Restate every line of the material, word for word.

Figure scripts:

----

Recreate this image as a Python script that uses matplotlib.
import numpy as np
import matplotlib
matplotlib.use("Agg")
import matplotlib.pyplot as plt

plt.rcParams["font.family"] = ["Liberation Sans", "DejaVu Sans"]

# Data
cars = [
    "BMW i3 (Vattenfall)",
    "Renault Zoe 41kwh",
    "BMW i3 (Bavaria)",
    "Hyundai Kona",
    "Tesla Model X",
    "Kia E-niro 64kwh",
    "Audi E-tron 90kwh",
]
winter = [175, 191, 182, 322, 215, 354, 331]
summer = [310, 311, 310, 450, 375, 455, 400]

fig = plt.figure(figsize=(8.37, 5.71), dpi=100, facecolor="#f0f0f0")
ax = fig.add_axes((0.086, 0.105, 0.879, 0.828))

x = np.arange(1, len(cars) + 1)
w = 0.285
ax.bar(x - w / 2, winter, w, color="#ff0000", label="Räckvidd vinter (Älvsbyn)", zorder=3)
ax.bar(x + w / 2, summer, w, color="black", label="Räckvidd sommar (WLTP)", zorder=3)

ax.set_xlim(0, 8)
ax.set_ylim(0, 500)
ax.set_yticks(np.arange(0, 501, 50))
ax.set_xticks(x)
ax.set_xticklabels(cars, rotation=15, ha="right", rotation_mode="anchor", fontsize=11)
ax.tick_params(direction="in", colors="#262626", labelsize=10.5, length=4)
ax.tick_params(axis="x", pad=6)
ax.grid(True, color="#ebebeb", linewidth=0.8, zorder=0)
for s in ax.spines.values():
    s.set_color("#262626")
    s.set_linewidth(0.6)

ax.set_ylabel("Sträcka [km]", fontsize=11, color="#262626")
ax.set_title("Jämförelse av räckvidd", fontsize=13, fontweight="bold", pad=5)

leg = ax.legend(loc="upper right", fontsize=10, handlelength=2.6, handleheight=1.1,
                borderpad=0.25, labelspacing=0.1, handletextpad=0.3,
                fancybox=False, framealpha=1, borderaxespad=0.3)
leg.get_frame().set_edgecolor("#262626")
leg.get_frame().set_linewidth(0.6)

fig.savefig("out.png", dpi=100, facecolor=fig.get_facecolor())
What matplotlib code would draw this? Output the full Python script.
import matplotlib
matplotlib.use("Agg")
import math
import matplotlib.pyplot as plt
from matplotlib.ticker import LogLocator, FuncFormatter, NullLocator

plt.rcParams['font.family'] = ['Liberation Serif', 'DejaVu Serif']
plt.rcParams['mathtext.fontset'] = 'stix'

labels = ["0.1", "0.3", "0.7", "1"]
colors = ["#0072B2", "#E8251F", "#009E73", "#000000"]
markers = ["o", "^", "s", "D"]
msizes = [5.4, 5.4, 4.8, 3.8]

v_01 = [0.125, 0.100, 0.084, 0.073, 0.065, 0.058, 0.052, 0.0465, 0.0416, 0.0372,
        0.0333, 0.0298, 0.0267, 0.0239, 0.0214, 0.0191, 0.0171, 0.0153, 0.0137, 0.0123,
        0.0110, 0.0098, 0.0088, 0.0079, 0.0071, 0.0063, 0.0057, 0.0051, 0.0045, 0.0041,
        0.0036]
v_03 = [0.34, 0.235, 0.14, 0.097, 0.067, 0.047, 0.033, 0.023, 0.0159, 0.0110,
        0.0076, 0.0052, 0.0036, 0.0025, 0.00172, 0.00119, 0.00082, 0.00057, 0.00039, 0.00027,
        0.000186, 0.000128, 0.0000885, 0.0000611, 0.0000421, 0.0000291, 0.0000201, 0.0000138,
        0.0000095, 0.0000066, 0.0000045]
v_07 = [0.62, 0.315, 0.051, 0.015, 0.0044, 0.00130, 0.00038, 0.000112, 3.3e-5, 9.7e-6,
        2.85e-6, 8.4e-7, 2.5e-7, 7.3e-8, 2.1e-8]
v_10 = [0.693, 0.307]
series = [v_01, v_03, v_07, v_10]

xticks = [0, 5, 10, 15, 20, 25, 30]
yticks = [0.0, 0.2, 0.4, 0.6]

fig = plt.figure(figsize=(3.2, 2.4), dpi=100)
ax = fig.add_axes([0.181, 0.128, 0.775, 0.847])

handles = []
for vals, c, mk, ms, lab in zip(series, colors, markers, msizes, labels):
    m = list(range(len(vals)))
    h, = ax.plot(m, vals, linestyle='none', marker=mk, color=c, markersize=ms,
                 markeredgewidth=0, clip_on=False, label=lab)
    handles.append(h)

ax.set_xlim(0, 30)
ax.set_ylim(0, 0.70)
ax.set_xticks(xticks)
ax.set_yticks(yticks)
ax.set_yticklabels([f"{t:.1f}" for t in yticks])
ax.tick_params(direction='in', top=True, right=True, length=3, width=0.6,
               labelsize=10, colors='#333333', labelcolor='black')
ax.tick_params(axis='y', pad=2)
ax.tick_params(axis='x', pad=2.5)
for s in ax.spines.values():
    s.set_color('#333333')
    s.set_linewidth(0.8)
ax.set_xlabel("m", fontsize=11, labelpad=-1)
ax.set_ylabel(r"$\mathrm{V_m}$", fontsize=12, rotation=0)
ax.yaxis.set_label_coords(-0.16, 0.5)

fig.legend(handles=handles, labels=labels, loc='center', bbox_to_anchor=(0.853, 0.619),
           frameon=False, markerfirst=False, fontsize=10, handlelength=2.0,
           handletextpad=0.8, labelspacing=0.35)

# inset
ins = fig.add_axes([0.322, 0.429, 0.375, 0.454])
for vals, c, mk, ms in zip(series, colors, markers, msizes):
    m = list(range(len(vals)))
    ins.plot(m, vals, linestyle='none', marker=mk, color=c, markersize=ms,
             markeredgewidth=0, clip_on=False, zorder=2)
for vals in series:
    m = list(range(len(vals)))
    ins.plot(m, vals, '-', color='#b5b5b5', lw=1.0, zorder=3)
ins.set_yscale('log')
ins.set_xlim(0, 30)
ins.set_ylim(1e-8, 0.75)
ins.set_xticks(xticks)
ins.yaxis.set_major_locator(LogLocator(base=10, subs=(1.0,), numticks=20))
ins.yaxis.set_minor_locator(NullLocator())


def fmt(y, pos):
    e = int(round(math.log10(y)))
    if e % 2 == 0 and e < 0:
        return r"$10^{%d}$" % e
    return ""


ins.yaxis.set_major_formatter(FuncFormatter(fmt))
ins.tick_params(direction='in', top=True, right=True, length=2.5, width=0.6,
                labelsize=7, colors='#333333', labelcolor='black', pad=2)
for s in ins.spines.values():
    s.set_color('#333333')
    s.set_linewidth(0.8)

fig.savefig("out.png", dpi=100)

----

- [Completed task]:
Recreate this image as a Python script that uses matplotlib.
import numpy as np
import matplotlib
matplotlib.use("Agg")
import matplotlib.pyplot as plt

plt.rcParams["font.family"] = ["Liberation Sans", "DejaVu Sans"]

# Data
cars = [
    "BMW i3 (Vattenfall)",
    "Renault Zoe 41kwh",
    "BMW i3 (Bavaria)",
    "Hyundai Kona",
    "Tesla Model X",
    "Kia E-niro 64kwh",
    "Audi E-tron 90kwh",
]
winter = [175, 191, 182, 322, 215, 354, 331]
summer = [310, 311, 310, 450, 375, 455, 400]

fig = plt.figure(figsize=(8.37, 5.71), dpi=100, facecolor="#f0f0f0")
ax = fig.add_axes((0.086, 0.105, 0.879, 0.828))

x = np.arange(1, len(cars) + 1)
w = 0.285
ax.bar(x - w / 2, winter, w, color="#ff0000", label="Räckvidd vinter (Älvsbyn)", zorder=3)
ax.bar(x + w / 2, summer, w, color="black", label="Räckvidd sommar (WLTP)", zorder=3)

ax.set_xlim(0, 8)
ax.set_ylim(0, 500)
ax.set_yticks(np.arange(0, 501, 50))
ax.set_xticks(x)
ax.set_xticklabels(cars, rotation=15, ha="right", rotation_mode="anchor", fontsize=11)
ax.tick_params(direction="in", colors="#262626", labelsize=10.5, length=4)
ax.tick_params(axis="x", pad=6)
ax.grid(True, color="#ebebeb", linewidth=0.8, zorder=0)
for s in ax.spines.values():
    s.set_color("#262626")
    s.set_linewidth(0.6)

ax.set_ylabel("Sträcka [km]", fontsize=11, color="#262626")
ax.set_title("Jämförelse av räckvidd", fontsize=13, fontweight="bold", pad=5)

leg = ax.legend(loc="upper right", fontsize=10, handlelength=2.6, handleheight=1.1,
                borderpad=0.25, labelspacing=0.1, handletextpad=0.3,
                fancybox=False, framealpha=1, borderaxespad=0.3)
leg.get_frame().set_edgecolor("#262626")
leg.get_frame().set_linewidth(0.6)

fig.savefig("out.png", dpi=100, facecolor=fig.get_facecolor())
What matplotlib code would draw this? Output the full Python script.
import matplotlib
matplotlib.use("Agg")
import math
import matplotlib.pyplot as plt
from matplotlib.ticker import LogLocator, FuncFormatter, NullLocator

plt.rcParams['font.family'] = ['Liberation Serif', 'DejaVu Serif']
plt.rcParams['mathtext.fontset'] = 'stix'

labels = ["0.1", "0.3", "0.7", "1"]
colors = ["#0072B2", "#E8251F", "#009E73", "#000000"]
markers = ["o", "^", "s", "D"]
msizes = [5.4, 5.4, 4.8, 3.8]

v_01 = [0.125, 0.100, 0.084, 0.073, 0.065, 0.058, 0.052, 0.0465, 0.0416, 0.0372,
        0.0333, 0.0298, 0.0267, 0.0239, 0.0214, 0.0191, 0.0171, 0.0153, 0.0137, 0.0123,
        0.0110, 0.0098, 0.0088, 0.0079, 0.0071, 0.0063, 0.0057, 0.0051, 0.0045, 0.0041,
        0.0036]
v_03 = [0.34, 0.235, 0.14, 0.097, 0.067, 0.047, 0.033, 0.023, 0.0159, 0.0110,
        0.0076, 0.0052, 0.0036, 0.0025, 0.00172, 0.00119, 0.00082, 0.00057, 0.00039, 0.00027,
        0.000186, 0.000128, 0.0000885, 0.0000611, 0.0000421, 0.0000291, 0.0000201, 0.0000138,
        0.0000095, 0.0000066, 0.0000045]
v_07 = [0.62, 0.315, 0.051, 0.015, 0.0044, 0.00130, 0.00038, 0.000112, 3.3e-5, 9.7e-6,
        2.85e-6, 8.4e-7, 2.5e-7, 7.3e-8, 2.1e-8]
v_10 = [0.693, 0.307]
series = [v_01, v_03, v_07, v_10]

xticks = [0, 5, 10, 15, 20, 25, 30]
yticks = [0.0, 0.2, 0.4, 0.6]

fig = plt.figure(figsize=(3.2, 2.4), dpi=100)
ax = fig.add_axes([0.181, 0.128, 0.775, 0.847])

handles = []
for vals, c, mk, ms, lab in zip(series, colors, markers, msizes, labels):
    m = list(range(len(vals)))
    h, = ax.plot(m, vals, linestyle='none', marker=mk, color=c, markersize=ms,
                 markeredgewidth=0, clip_on=False, label=lab)
    handles.append(h)

ax.set_xlim(0, 30)
ax.set_ylim(0, 0.70)
ax.set_xticks(xticks)
ax.set_yticks(yticks)
ax.set_yticklabels([f"{t:.1f}" for t in yticks])
ax.tick_params(direction='in', top=True, right=True, length=3, width=0.6,
               labelsize=10, colors='#333333', labelcolor='black')
ax.tick_params(axis='y', pad=2)
ax.tick_params(axis='x', pad=2.5)
for s in ax.spines.values():
    s.set_color('#333333')
    s.set_linewidth(0.8)
ax.set_xlabel("m", fontsize=11, labelpad=-1)
ax.set_ylabel(r"$\mathrm{V_m}$", fontsize=12, rotation=0)
ax.yaxis.set_label_coords(-0.16, 0.5)

fig.legend(handles=handles, labels=labels, loc='center', bbox_to_anchor=(0.853, 0.619),
           frameon=False, markerfirst=False, fontsize=10, handlelength=2.0,
           handletextpad=0.8, labelspacing=0.35)

# inset
ins = fig.add_axes([0.322, 0.429, 0.375, 0.454])
for vals, c, mk, ms in zip(series, colors, markers, msizes):
    m = list(range(len(vals)))
    ins.plot(m, vals, linestyle='none', marker=mk, color=c, markersize=ms,
             markeredgewidth=0, clip_on=False, zorder=2)
for vals in series:
    m = list(range(len(vals)))
    ins.plot(m, vals, '-', color='#b5b5b5', lw=1.0, zorder=3)
ins.set_yscale('log')
ins.set_xlim(0, 30)
ins.set_ylim(1e-8, 0.75)
ins.set_xticks(xticks)
ins.yaxis.set_major_locator(LogLocator(base=10, subs=(1.0,), numticks=20))
ins.yaxis.set_minor_locator(NullLocator())


def fmt(y, pos):
    e = int(round(math.log10(y)))
    if e % 2 == 0 and e < 0:
        return r"$10^{%d}$" % e
    return ""


ins.yaxis.set_major_formatter(FuncFormatter(fmt))
ins.tick_params(direction='in', top=True, right=True, length=2.5, width=0.6,
                labelsize=7, colors='#333333', labelcolor='black', pad=2)
for s in ins.spines.values():
    s.set_color('#333333')
    s.set_linewidth(0.8)

fig.savefig("out.png", dpi=100)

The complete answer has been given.